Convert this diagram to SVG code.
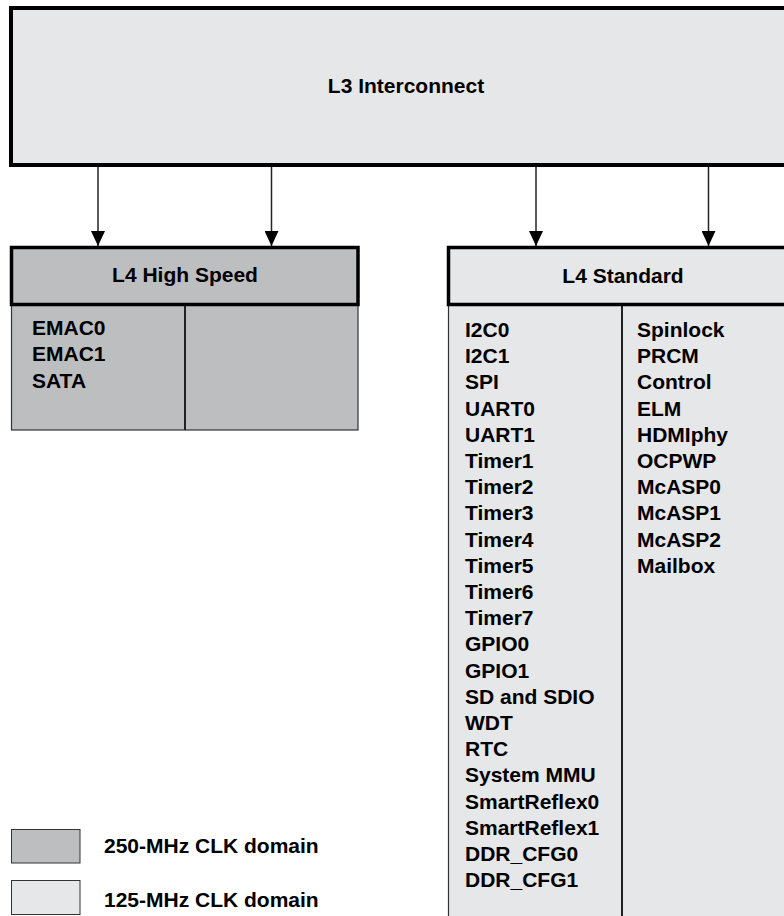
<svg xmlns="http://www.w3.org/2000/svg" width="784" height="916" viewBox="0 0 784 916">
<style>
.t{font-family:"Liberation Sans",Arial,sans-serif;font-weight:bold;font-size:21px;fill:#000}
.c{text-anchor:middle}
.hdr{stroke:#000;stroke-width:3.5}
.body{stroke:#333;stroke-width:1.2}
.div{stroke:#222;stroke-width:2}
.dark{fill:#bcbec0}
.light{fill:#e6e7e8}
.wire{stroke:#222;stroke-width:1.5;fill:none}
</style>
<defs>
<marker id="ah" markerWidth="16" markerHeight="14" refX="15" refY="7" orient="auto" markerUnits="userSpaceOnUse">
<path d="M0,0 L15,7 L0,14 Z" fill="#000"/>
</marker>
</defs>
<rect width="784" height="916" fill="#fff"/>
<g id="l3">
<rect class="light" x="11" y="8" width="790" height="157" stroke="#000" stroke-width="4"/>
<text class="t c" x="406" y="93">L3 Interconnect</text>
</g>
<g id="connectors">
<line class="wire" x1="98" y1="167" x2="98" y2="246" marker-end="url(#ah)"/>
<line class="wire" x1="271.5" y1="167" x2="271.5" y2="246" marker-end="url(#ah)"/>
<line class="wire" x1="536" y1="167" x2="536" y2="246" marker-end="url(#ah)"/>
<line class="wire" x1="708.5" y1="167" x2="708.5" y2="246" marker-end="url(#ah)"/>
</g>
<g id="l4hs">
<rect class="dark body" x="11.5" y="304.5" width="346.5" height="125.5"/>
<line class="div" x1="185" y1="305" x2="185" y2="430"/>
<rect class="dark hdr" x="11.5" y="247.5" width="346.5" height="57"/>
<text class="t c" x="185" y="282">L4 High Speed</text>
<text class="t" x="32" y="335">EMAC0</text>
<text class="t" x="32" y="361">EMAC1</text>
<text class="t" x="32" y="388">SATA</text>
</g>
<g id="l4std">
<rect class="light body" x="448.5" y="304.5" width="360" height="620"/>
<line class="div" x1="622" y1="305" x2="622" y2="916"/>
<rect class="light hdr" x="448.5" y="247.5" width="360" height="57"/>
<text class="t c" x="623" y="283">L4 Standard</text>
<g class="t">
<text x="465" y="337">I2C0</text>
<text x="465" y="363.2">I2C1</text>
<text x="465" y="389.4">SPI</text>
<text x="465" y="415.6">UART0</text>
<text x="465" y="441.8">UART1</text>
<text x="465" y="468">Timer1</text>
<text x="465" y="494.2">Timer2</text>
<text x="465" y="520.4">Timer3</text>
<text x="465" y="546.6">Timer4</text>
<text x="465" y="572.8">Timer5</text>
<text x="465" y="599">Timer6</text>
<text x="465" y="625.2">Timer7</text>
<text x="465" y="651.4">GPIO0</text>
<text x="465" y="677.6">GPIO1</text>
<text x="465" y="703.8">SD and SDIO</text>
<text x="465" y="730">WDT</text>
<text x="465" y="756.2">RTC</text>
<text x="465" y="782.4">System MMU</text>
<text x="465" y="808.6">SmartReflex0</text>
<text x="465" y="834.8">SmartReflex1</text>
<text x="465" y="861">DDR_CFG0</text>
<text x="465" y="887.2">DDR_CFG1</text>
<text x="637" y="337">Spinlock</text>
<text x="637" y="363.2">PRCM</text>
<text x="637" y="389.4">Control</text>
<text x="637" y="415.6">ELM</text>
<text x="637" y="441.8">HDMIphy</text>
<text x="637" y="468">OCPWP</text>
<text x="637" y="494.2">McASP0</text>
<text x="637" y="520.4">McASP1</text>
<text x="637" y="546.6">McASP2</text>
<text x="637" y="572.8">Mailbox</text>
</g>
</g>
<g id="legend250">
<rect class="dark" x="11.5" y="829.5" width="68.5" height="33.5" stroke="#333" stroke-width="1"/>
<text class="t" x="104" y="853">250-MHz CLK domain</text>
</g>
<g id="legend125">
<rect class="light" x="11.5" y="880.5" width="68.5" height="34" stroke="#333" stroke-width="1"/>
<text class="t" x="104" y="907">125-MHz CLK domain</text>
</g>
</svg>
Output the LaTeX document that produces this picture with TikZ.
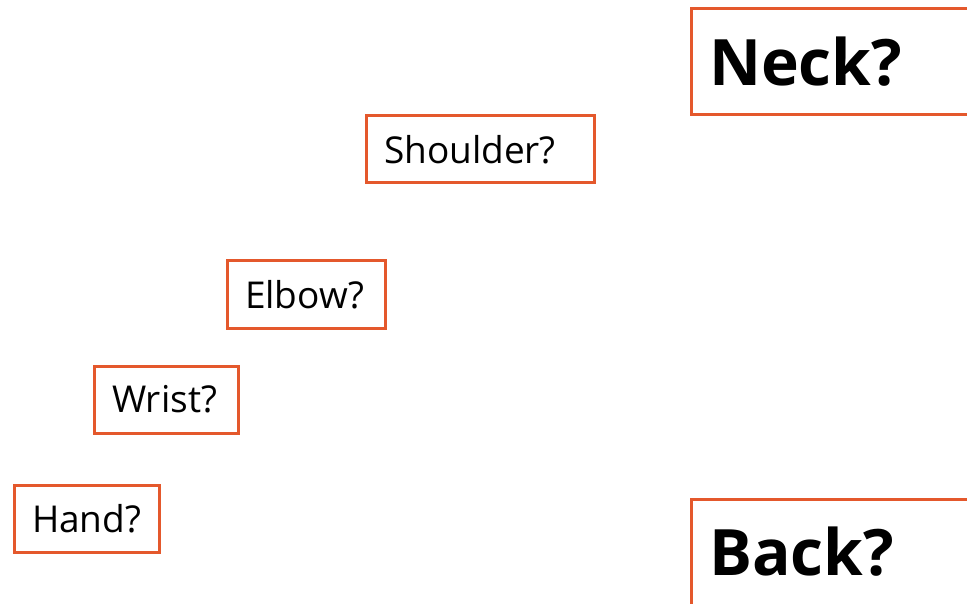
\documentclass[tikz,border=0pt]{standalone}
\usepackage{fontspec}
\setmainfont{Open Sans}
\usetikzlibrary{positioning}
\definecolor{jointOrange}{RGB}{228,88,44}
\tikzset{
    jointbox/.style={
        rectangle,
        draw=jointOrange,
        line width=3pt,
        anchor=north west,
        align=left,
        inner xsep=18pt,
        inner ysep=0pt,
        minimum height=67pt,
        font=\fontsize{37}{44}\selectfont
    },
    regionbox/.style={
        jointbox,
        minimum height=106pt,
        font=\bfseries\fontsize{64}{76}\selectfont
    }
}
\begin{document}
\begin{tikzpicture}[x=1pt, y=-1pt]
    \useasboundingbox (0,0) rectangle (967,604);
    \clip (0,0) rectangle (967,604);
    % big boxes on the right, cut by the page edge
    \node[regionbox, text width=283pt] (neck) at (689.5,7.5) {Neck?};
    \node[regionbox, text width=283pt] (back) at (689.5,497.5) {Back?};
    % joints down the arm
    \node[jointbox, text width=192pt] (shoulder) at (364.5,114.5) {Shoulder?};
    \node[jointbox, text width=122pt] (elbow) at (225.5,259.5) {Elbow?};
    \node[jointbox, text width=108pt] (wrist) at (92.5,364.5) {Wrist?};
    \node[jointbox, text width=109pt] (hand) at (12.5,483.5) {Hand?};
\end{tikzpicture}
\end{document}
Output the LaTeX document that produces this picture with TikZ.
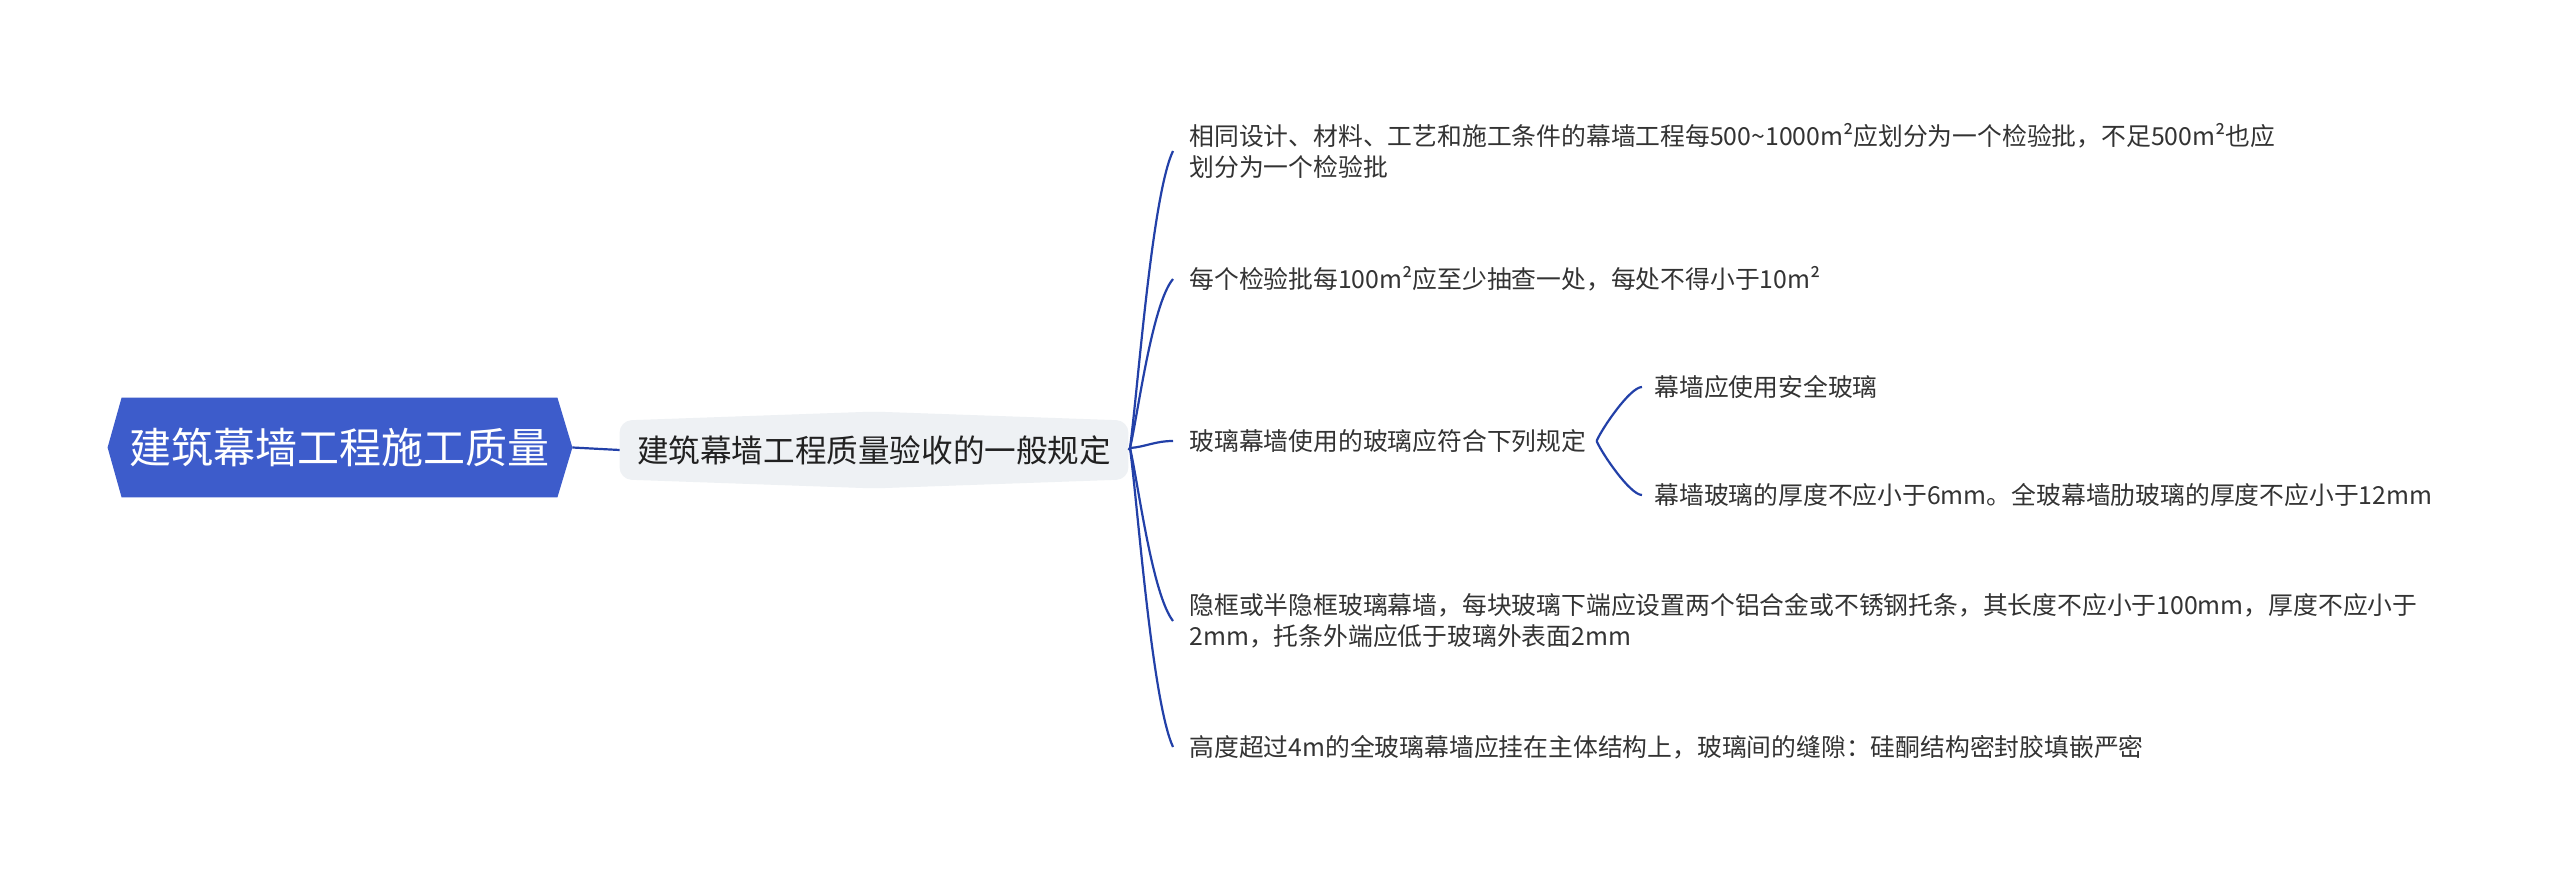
####
Set every line down exactly as written, leaving each picture out.

Convert this diagram to SVG code.
<svg xmlns="http://www.w3.org/2000/svg" width="784" height="916" viewBox="0 0 784 916">
<style>
.t{font-family:"Liberation Sans",Arial,sans-serif;font-weight:bold;font-size:21px;fill:#000}
.c{text-anchor:middle}
.hdr{stroke:#000;stroke-width:3.5}
.body{stroke:#333;stroke-width:1.2}
.div{stroke:#222;stroke-width:2}
.dark{fill:#bcbec0}
.light{fill:#e6e7e8}
.wire{stroke:#222;stroke-width:1.5;fill:none}
</style>
<defs>
<marker id="ah" markerWidth="16" markerHeight="14" refX="15" refY="7" orient="auto" markerUnits="userSpaceOnUse">
<path d="M0,0 L15,7 L0,14 Z" fill="#000"/>
</marker>
</defs>
<rect width="784" height="916" fill="#fff"/>
<g id="l3">
<rect class="light" x="11" y="8" width="790" height="157" stroke="#000" stroke-width="4"/>
<text class="t c" x="406" y="93">L3 Interconnect</text>
</g>
<g id="connectors">
<line class="wire" x1="98" y1="167" x2="98" y2="246" marker-end="url(#ah)"/>
<line class="wire" x1="271.5" y1="167" x2="271.5" y2="246" marker-end="url(#ah)"/>
<line class="wire" x1="536" y1="167" x2="536" y2="246" marker-end="url(#ah)"/>
<line class="wire" x1="708.5" y1="167" x2="708.5" y2="246" marker-end="url(#ah)"/>
</g>
<g id="l4hs">
<rect class="dark body" x="11.5" y="304.5" width="346.5" height="125.5"/>
<line class="div" x1="185" y1="305" x2="185" y2="430"/>
<rect class="dark hdr" x="11.5" y="247.5" width="346.5" height="57"/>
<text class="t c" x="185" y="282">L4 High Speed</text>
<text class="t" x="32" y="335">EMAC0</text>
<text class="t" x="32" y="361">EMAC1</text>
<text class="t" x="32" y="388">SATA</text>
</g>
<g id="l4std">
<rect class="light body" x="448.5" y="304.5" width="360" height="620"/>
<line class="div" x1="622" y1="305" x2="622" y2="916"/>
<rect class="light hdr" x="448.5" y="247.5" width="360" height="57"/>
<text class="t c" x="623" y="283">L4 Standard</text>
<g class="t">
<text x="465" y="337">I2C0</text>
<text x="465" y="363.2">I2C1</text>
<text x="465" y="389.4">SPI</text>
<text x="465" y="415.6">UART0</text>
<text x="465" y="441.8">UART1</text>
<text x="465" y="468">Timer1</text>
<text x="465" y="494.2">Timer2</text>
<text x="465" y="520.4">Timer3</text>
<text x="465" y="546.6">Timer4</text>
<text x="465" y="572.8">Timer5</text>
<text x="465" y="599">Timer6</text>
<text x="465" y="625.2">Timer7</text>
<text x="465" y="651.4">GPIO0</text>
<text x="465" y="677.6">GPIO1</text>
<text x="465" y="703.8">SD and SDIO</text>
<text x="465" y="730">WDT</text>
<text x="465" y="756.2">RTC</text>
<text x="465" y="782.4">System MMU</text>
<text x="465" y="808.6">SmartReflex0</text>
<text x="465" y="834.8">SmartReflex1</text>
<text x="465" y="861">DDR_CFG0</text>
<text x="465" y="887.2">DDR_CFG1</text>
<text x="637" y="337">Spinlock</text>
<text x="637" y="363.2">PRCM</text>
<text x="637" y="389.4">Control</text>
<text x="637" y="415.6">ELM</text>
<text x="637" y="441.8">HDMIphy</text>
<text x="637" y="468">OCPWP</text>
<text x="637" y="494.2">McASP0</text>
<text x="637" y="520.4">McASP1</text>
<text x="637" y="546.6">McASP2</text>
<text x="637" y="572.8">Mailbox</text>
</g>
</g>
<g id="legend250">
<rect class="dark" x="11.5" y="829.5" width="68.5" height="33.5" stroke="#333" stroke-width="1"/>
<text class="t" x="104" y="853">250-MHz CLK domain</text>
</g>
<g id="legend125">
<rect class="light" x="11.5" y="880.5" width="68.5" height="34" stroke="#333" stroke-width="1"/>
<text class="t" x="104" y="907">125-MHz CLK domain</text>
</g>
</svg>
Output the LaTeX document that produces this picture with TikZ.
\documentclass[tikz,border=0pt]{standalone}
\usepackage{fontspec}
\setmainfont{Open Sans}
\usetikzlibrary{positioning}
\definecolor{jointOrange}{RGB}{228,88,44}
\tikzset{
    jointbox/.style={
        rectangle,
        draw=jointOrange,
        line width=3pt,
        anchor=north west,
        align=left,
        inner xsep=18pt,
        inner ysep=0pt,
        minimum height=67pt,
        font=\fontsize{37}{44}\selectfont
    },
    regionbox/.style={
        jointbox,
        minimum height=106pt,
        font=\bfseries\fontsize{64}{76}\selectfont
    }
}
\begin{document}
\begin{tikzpicture}[x=1pt, y=-1pt]
    \useasboundingbox (0,0) rectangle (967,604);
    \clip (0,0) rectangle (967,604);
    % big boxes on the right, cut by the page edge
    \node[regionbox, text width=283pt] (neck) at (689.5,7.5) {Neck?};
    \node[regionbox, text width=283pt] (back) at (689.5,497.5) {Back?};
    % joints down the arm
    \node[jointbox, text width=192pt] (shoulder) at (364.5,114.5) {Shoulder?};
    \node[jointbox, text width=122pt] (elbow) at (225.5,259.5) {Elbow?};
    \node[jointbox, text width=108pt] (wrist) at (92.5,364.5) {Wrist?};
    \node[jointbox, text width=109pt] (hand) at (12.5,483.5) {Hand?};
\end{tikzpicture}
\end{document}
Output the LaTeX document that produces this picture with TikZ.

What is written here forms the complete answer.